# New Data Server Online



## Dragoneer (Jul 12, 2011)

We've brought our new data server online (8X 2TB hard drives) online, and will begin porting over data immediately. There should be minimal to no impact on the site while we transfer data over.

Once we have the new data server online, tested, we will be pulling Trogdor offline to upgrade its drives (6X 2TB) to offer better data redundancy.


----------



## Eevee (Jul 12, 2011)

Why is there still no official mention that FA is full?  That makes this sound like a grand new stride in capacity, rather than a rushed necessity.  Or maybe that's the idea.

By "data redundancy", do you mean actual distributed storage, or just backups?  (Do backups exist now?  I get the impression they don't.)


----------



## Dragoneer (Jul 12, 2011)

Eevee said:


> Why is there still no official mention that FA is full?  That makes this sound like a grand new stride in capacity, rather than a rushed necessity.  Or maybe that's the idea.
> 
> By "data redundancy", do you mean actual distributed storage, or just backups?  (Do backups exist now?  I get the impression they don't.)


Because we cleared out several GB (I recall upwards of 40?) of storage on the main site, so it isn't full, not at risk of filling up at this time.

And yes, distributed storage. We're working on that, and will be adding another backup server with 12TB of additional space in the next month or two (replacing Bahamat, our current backup server, which we are taking offline).


----------



## Eevee (Jul 12, 2011)

Regardless, the machine _was full_ at some point, resulting in numerous upload failures and a sudden mass voluntary purging of art to "save FA".  Not even acknowledging such an event on any official medium is tacky at best.

What kind of distributed storage?  Will it be failure-tolerant, or are you wasting twice the space by bolting distributed storage on top of RAID?  Is the art symlink thing actually fixed now?


----------



## Accountability (Jul 12, 2011)

Dragoneer said:


> Because we cleared out several GB (I recall upwards of 40?) of storage on the main site, so it isn't full, not at risk of filling up at this time.
> 
> And yes, distributed storage.

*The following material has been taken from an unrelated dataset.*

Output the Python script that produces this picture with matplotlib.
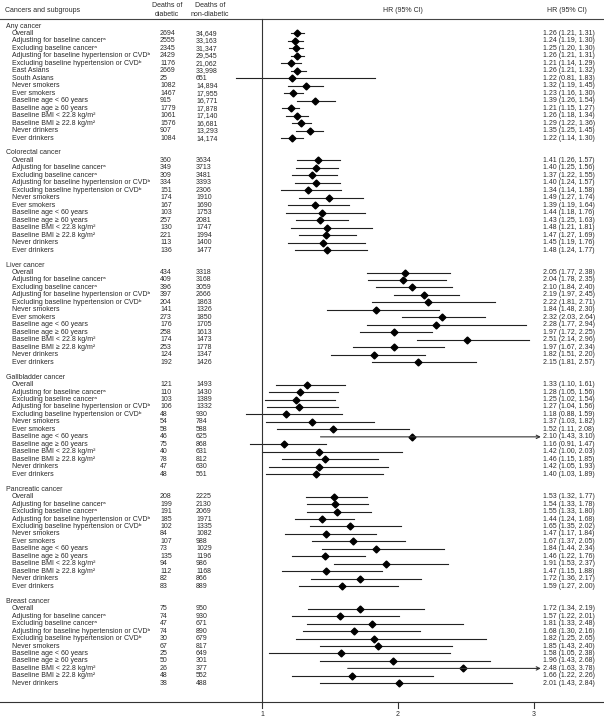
import numpy as np
import matplotlib.pyplot as plt
from matplotlib.transforms import blended_transform_factory

plt.rcParams['font.family'] = ['Liberation Sans', 'DejaVu Sans']

SUB = ["Overall", "Adjusting for baseline cancer\u1d43", "Excluding baseline cancer\u1d43",
       "Adjusting for baseline hypertension or CVD\u1d47",
       "Excluding baseline hypertension or CVD\u1d47"]
TAIL = ["Never smokers", "Ever smokers", "Baseline age < 60 years", "Baseline age \u2265 60 years",
        "Baseline BMI < 22.8 kg/m\u00b2", "Baseline BMI \u2265 22.8 kg/m\u00b2",
        "Never drinkers", "Ever drinkers"]

groups = ["Any cancer", "Colorectal cancer", "Liver cancer", "Gallbladder cancer",
          "Pancreatic cancer", "Breast cancer"]

subgroups = [
    SUB + ["East Asians", "South Asians"] + TAIL,
    SUB + TAIL,
    SUB + TAIL,
    SUB + TAIL,
    SUB + TAIL,
    SUB + ["Never smokers"] + TAIL[2:7],
]

deaths_dm = [
    ["2694", "2555", "2345", "2429", "1176", "2669", "25", "1082", "1467", "915", "1779", "1061", "1576", "907", "1084"],
    ["360", "349", "309", "334", "151", "174", "167", "103", "257", "130", "221", "113", "136"],
    ["434", "409", "396", "397", "204", "141", "273", "176", "258", "174", "253", "124", "192"],
    ["121", "110", "103", "106", "48", "54", "58", "46", "75", "40", "78", "47", "48"],
    ["208", "199", "191", "185", "102", "84", "107", "73", "135", "94", "112", "82", "83"],
    ["75", "74", "47", "74", "30", "67", "25", "50", "26", "48", "38"],
]
deaths_nondm = [
    ["34,649", "33,163", "31,347", "29,545", "21,062", "33,998", "651", "14,894", "17,955", "16,771",
     "17,878", "17,140", "16,681", "13,293", "14,174"],
    ["3634", "3713", "3481", "3393", "2306", "1910", "1690", "1753", "2081", "1747", "1994", "1400", "1477"],
    ["3318", "3168", "3059", "2666", "1863", "1326", "1850", "1705", "1613", "1473", "1778", "1347", "1426"],
    ["1493", "1430", "1389", "1332", "930", "784", "588", "625", "868", "631", "812", "630", "561"],
    ["2225", "2130", "2069", "1971", "1335", "1082", "988", "1029", "1196", "986", "1168", "866", "889"],
    ["950", "930", "671", "890", "679", "817", "649", "301", "377", "552", "488"],
]
hr = [
    [1.26, 1.24, 1.25, 1.26, 1.21, 1.26, 1.22, 1.32, 1.23, 1.39, 1.21, 1.26, 1.29, 1.35, 1.22],
    [1.41, 1.40, 1.37, 1.40, 1.34, 1.49, 1.39, 1.44, 1.43, 1.48, 1.47, 1.45, 1.48],
    [2.05, 2.04, 2.10, 2.19, 2.22, 1.84, 2.32, 2.28, 1.97, 2.51, 1.97, 1.82, 2.15],
    [1.33, 1.28, 1.25, 1.27, 1.18, 1.37, 1.52, 2.10, 1.16, 1.42, 1.46, 1.42, 1.40],
    [1.53, 1.54, 1.55, 1.44, 1.65, 1.47, 1.67, 1.84, 1.46, 1.91, 1.47, 1.72, 1.59],
    [1.72, 1.57, 1.81, 1.68, 1.82, 1.85, 1.58, 1.96, 2.48, 1.66, 2.01],
]
lo = [
    [1.21, 1.19, 1.20, 1.21, 1.14, 1.21, 0.81, 1.19, 1.16, 1.26, 1.15, 1.18, 1.22, 1.25, 1.14],
    [1.26, 1.25, 1.22, 1.24, 1.14, 1.27, 1.19, 1.18, 1.25, 1.21, 1.27, 1.19, 1.24],
    [1.77, 1.78, 1.84, 1.97, 1.81, 1.48, 2.03, 1.77, 1.72, 2.14, 1.67, 1.51, 1.81],
    [1.10, 1.05, 1.02, 1.04, 0.88, 1.03, 1.11, 1.43, 0.91, 1.00, 1.15, 1.05, 1.03],
    [1.32, 1.33, 1.33, 1.24, 1.35, 1.17, 1.37, 1.44, 1.22, 1.53, 1.15, 1.36, 1.27],
    [1.34, 1.22, 1.33, 1.30, 1.25, 1.43, 1.05, 1.43, 1.63, 1.22, 1.43],
]
hi = [
    [1.31, 1.30, 1.30, 1.31, 1.29, 1.32, 1.83, 1.45, 1.30, 1.54, 1.27, 1.34, 1.36, 1.45, 1.30],
    [1.57, 1.56, 1.55, 1.57, 1.58, 1.74, 1.64, 1.76, 1.63, 1.81, 1.69, 1.76, 1.77],
    [2.38, 2.35, 2.40, 2.45, 2.71, 2.30, 2.64, 2.94, 2.25, 2.96, 2.34, 2.20, 2.57],
    [1.61, 1.56, 1.54, 1.56, 1.59, 1.82, 2.08, 3.10, 1.47, 2.03, 1.85, 1.93, 1.89],
    [1.77, 1.78, 1.80, 1.68, 2.02, 1.84, 2.05, 2.34, 1.76, 2.37, 1.88, 2.17, 2.00],
    [2.19, 2.01, 2.48, 2.16, 2.65, 2.40, 2.38, 2.68, 3.78, 2.26, 2.84],
]
ticks = [1, 2, 3]

W, H = 604, 719
fig = plt.figure(figsize=(W / 100, H / 100), dpi=100)
ax = fig.add_axes([0, 0, 1, 1])
ax.axis('off')

# pixel mapping: HR 1 at x=262, 136 px per unit; row 0 at y=26, 7.47 px per row
px1, ppu = 262, 136
y0, ppr = 26, 7.47
ax.set_xlim(1 - px1 / ppu, 1 + (W - px1) / ppu)
ax.set_ylim((H - y0) / ppr, -y0 / ppr)
xmax_arrow = 3.05

def prow(p):
    return (p - y0) / ppr

tr = blended_transform_factory(fig.transFigure, ax.transData)
fx = lambda p: p / W
fs = 5.0
tc = '#2a2a2a'

# header
ax.text(fx(5), prow(11), "Cancers and subgroups", transform=tr, fontsize=fs, color=tc, va='center')
ax.text(fx(167), prow(10), "Deaths of\ndiabetic", transform=tr, fontsize=fs, color=tc,
        va='center', ha='center', linespacing=1.25)
ax.text(fx(210), prow(10), "Deaths of\nnon-diabetic", transform=tr, fontsize=fs, color=tc,
        va='center', ha='center', linespacing=1.25)
ax.text(fx(403), prow(11), "HR (95% CI)", transform=tr, fontsize=fs, color=tc, va='center', ha='center')
ax.text(fx(567), prow(11), "HR (95% CI)", transform=tr, fontsize=fs, color=tc, va='center', ha='center')
ax.plot([ax.get_xlim()[0], ax.get_xlim()[1]], [prow(19), prow(19)], color='#444444', lw=0.8)

row = 0
for g, name in enumerate(groups):
    ax.text(fx(6), row, name, transform=tr, fontsize=fs, color=tc, va='center')
    row += 1
    for i, lab in enumerate(subgroups[g]):
        ax.text(fx(12), row, lab, transform=tr, fontsize=fs, color=tc, va='center')
        ax.text(fx(160), row, deaths_dm[g][i], transform=tr, fontsize=fs, color=tc, va='center')
        ax.text(fx(196), row, deaths_nondm[g][i], transform=tr, fontsize=fs, color=tc, va='center')
        ax.text(fx(543), row, f"{hr[g][i]:.2f} ({lo[g][i]:.2f}, {hi[g][i]:.2f})", transform=tr,
                fontsize=fs, color=tc, va='center')
        if hi[g][i] > xmax_arrow:
            ax.annotate("", xy=(xmax_arrow, row), xytext=(lo[g][i], row),
                        arrowprops=dict(arrowstyle='->', color='#333333', lw=0.8,
                                        shrinkA=0, shrinkB=0, mutation_scale=6))
        else:
            ax.plot([lo[g][i], hi[g][i]], [row, row], color='#222222', lw=0.8)
        ax.plot(hr[g][i], row, marker='D', ms=3.5, color='black')
        row += 1
    row += 1

# reference line and axis
y_axis = prow(702)
ax.plot([1, 1], [prow(19), y_axis], color='#333333', lw=0.8)
ax.plot([ax.get_xlim()[0], ax.get_xlim()[1]], [y_axis, y_axis], color='#333333', lw=0.8)
for t in ticks:
    ax.plot([t, t], [y_axis, prow(708)], color='#333333', lw=0.8)
    ax.text(t, prow(714), str(t), fontsize=fs, color=tc, ha='center', va='center')

fig.savefig("out.png", dpi=100)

We're working on that, and will be adding another backup server with 12TB of additional space in the next month or two (replacing Bahamat, our current backup server, which we are taking offline).


 
Why are you focusing on adding redundancy for the filesystem (something that's never really had a major problem before) and not adding redundancy for the database (which continues to be a problem and crashes randomly)?


----------



## Pravda (Jul 12, 2011)

Dragoneer said:


> And yes, distributed storage. We're working on that,



Okay. So what's being _done_ in this aspect? As far as I know, you still don't have a webapp that's capable of being _deployed_ in a distributed fashion, so I'd really like to know what your plan is for redundant storage. Something besides "we're working on it".


----------



## greaseyote (Jul 12, 2011)

I don't believe it. There's no way anything happens this smoothly on FA.


----------



## timoran (Jul 13, 2011)

Distributed storage might or might NOT prevent the type of problem that was encountered recently.

Proper planning and appropriate site to userbase communications WILL prevent and mitigate those problems, and those were not done.


----------



## Armaetus (Jul 15, 2011)

Why pull it offline when you can just use those new ones? It's a gain of 16 TB instead of 4 TB.


----------



## Devious Bane (Jul 15, 2011)

Oh cheeseits, it crashed.


----------



## Werewolfhero (Jul 15, 2011)

Glaice said:


> Why pull it offline when you can just use those new ones? It's a gain of 16 TB instead of 4 TB.


 
Probably taking one offline to check/replace hardware, update coding and software, stuff like that.


----------